Here's Greg Sargent reporting in the online edition of The Washington Post:

Two top think tanks in Washington are mulling whether to sever ties with a controversial former AIPAC spokesman after it emerged that he was encouraging conservative writers to echo charges that critics of Israel are guilty of anti-Semitism, according to sources familiar with the discussions.

The fate of the former AIPAC spokesman, Josh Block, will be a big deal to people in left-leaning foreign policy circles in Washington. For them, the question of whether the think tanks will remain affiliated with Block will be seen as a referendum on the larger issue of whether demeaning Israel critics as anti-Semitic will be considered acceptable discourse among foreign policy experts.

The two think tanks in question are prominent centrist Democratic organizations: the Progressive Policy Institute and the Truman National Security Project. Block, a lifelong Democrat, has a part-time relationship with the two groups, although he now earns most of his living as a successful D.C. communications consultant.

Both PPI and the Truman Project adamantly refuse to comment on the Sargent story.
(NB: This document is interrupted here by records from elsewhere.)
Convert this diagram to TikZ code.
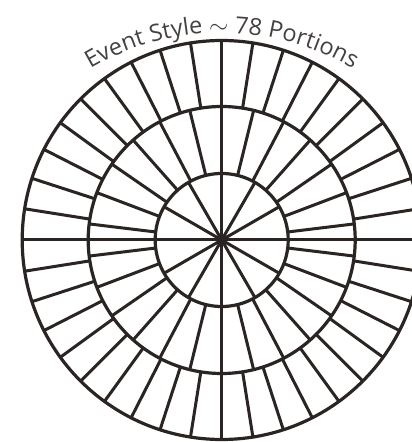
\documentclass[tikz,border=0pt]{standalone}
\usepackage{fontspec}
\setmainfont{Open Sans}
\usetikzlibrary{decorations.text}
\definecolor{ink}{HTML}{2A2523}
\definecolor{txt}{HTML}{454141}
\begin{document}
\begin{tikzpicture}[x=1pt,y=1pt,
  ring/.style={draw=ink, line width=3.2pt},
  spoke/.style={draw=ink, line width=3pt}]
\useasboundingbox (0,0) rectangle (412,442);
\clip (0,0) rectangle (412,442);
\fill[white] (0,0) rectangle (412,442);
\coordinate (C) at (221.7,202);
\begin{scope}[shift={(C)}]
  \foreach \a in {0,30,...,330} \draw[spoke] (0,0) -- (\a:66.5);
  \foreach \k in {0,...,25} \draw[spoke] ({90+\k*360/26}:66.5) -- ({90+\k*360/26}:133.5);
  \draw[spoke] (0:66.5) -- (0:133.5) (180:66.5) -- (180:133.5);
  \foreach \a in {0,9,...,351} \draw[spoke] (\a:133.5) -- (\a:199.5);
  \draw[ring] (0,0) circle[radius=66.5] (0,0) circle[radius=133.5] (0,0) circle[radius=199.5];
  \fill[ink] (0,0) circle[radius=5];
\end{scope}
\path[decorate, decoration={text along path, text align=center,
  text format delimiters={|}{|},
  text={|\color{txt}\fontsize{23.5}{23.5}\selectfont|Event Style {$\sim$} 78 Portions}}]
  (221.7,150) ++(130:259) arc[start angle=130, end angle=50, radius=259];
\end{tikzpicture}
\end{document}
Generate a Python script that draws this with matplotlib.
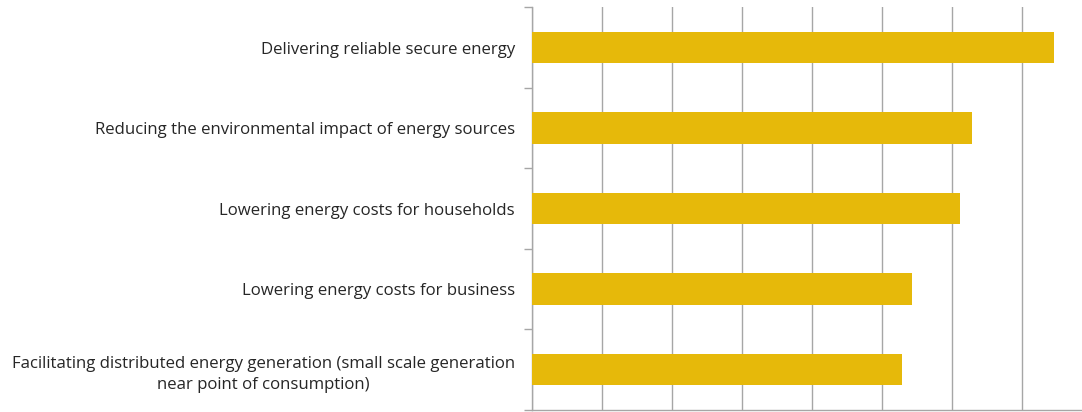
import numpy as np
import matplotlib.pyplot as plt

# data (one grid step = 10)
categories = [
    'Delivering reliable secure energy',
    'Reducing the environmental impact of energy sources',
    'Lowering energy costs for households',
    'Lowering energy costs for business',
    'Facilitating distributed energy generation (small scale generation\nnear point of consumption)',
]
values = [74.6, 62.9, 61.2, 54.3, 52.9]

bar_color = '#E6B90A'
grid_color = '#A6A6A6'

fig = plt.figure(figsize=(10.82, 4.12), dpi=100)
ax = fig.add_axes([0.4914, 0.00485, 0.5086, 0.9774])

y = np.arange(len(categories))
ax.barh(y, values, height=0.39, color=bar_color, zorder=3)

ax.set_ylim(len(categories) - 0.5, -0.5)
ax.set_xlim(0, 78.6)
ax.set_xticks(np.arange(0, 80, 10))
ax.xaxis.grid(True, color=grid_color, linewidth=1.0, zorder=0)
ax.tick_params(axis='x', length=0, labelbottom=False)

ax.set_yticks(y)
ax.set_yticklabels(categories, fontsize=12.1, color='#262626', family=['Open Sans', 'DejaVu Sans'])
ax.set_yticks(np.arange(-0.5, len(categories)), minor=True)
ax.tick_params(axis='y', which='major', length=0, pad=12)
ax.tick_params(axis='y', which='minor', length=6, color=grid_color, width=1.0)
for lbl in ax.get_yticklabels():
    lbl.set_multialignment('center')
    lbl.set_linespacing(1.45)

for s in ['top', 'right']:
    ax.spines[s].set_visible(False)
for s in ['left', 'bottom']:
    ax.spines[s].set_color(grid_color)
    ax.spines[s].set_linewidth(1.0)

plt.savefig('out.png', dpi=100)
But if the story is true, then Sargent's interpretation of it is exactly correct — if upside down.

As Sargent phrases it, the Josh Block story constitutes "a referendum on the larger issue of whether demeaning Israel critics as anti-Semitic will be considered acceptable discourse among foreign policy experts."

It would be more to the point to think of the Josh Block controversy this way: as a referendum on whether it is more unacceptable inside today's liberal Washington to use the language of anti-Semitism — or to protest the language of anti-Semitism.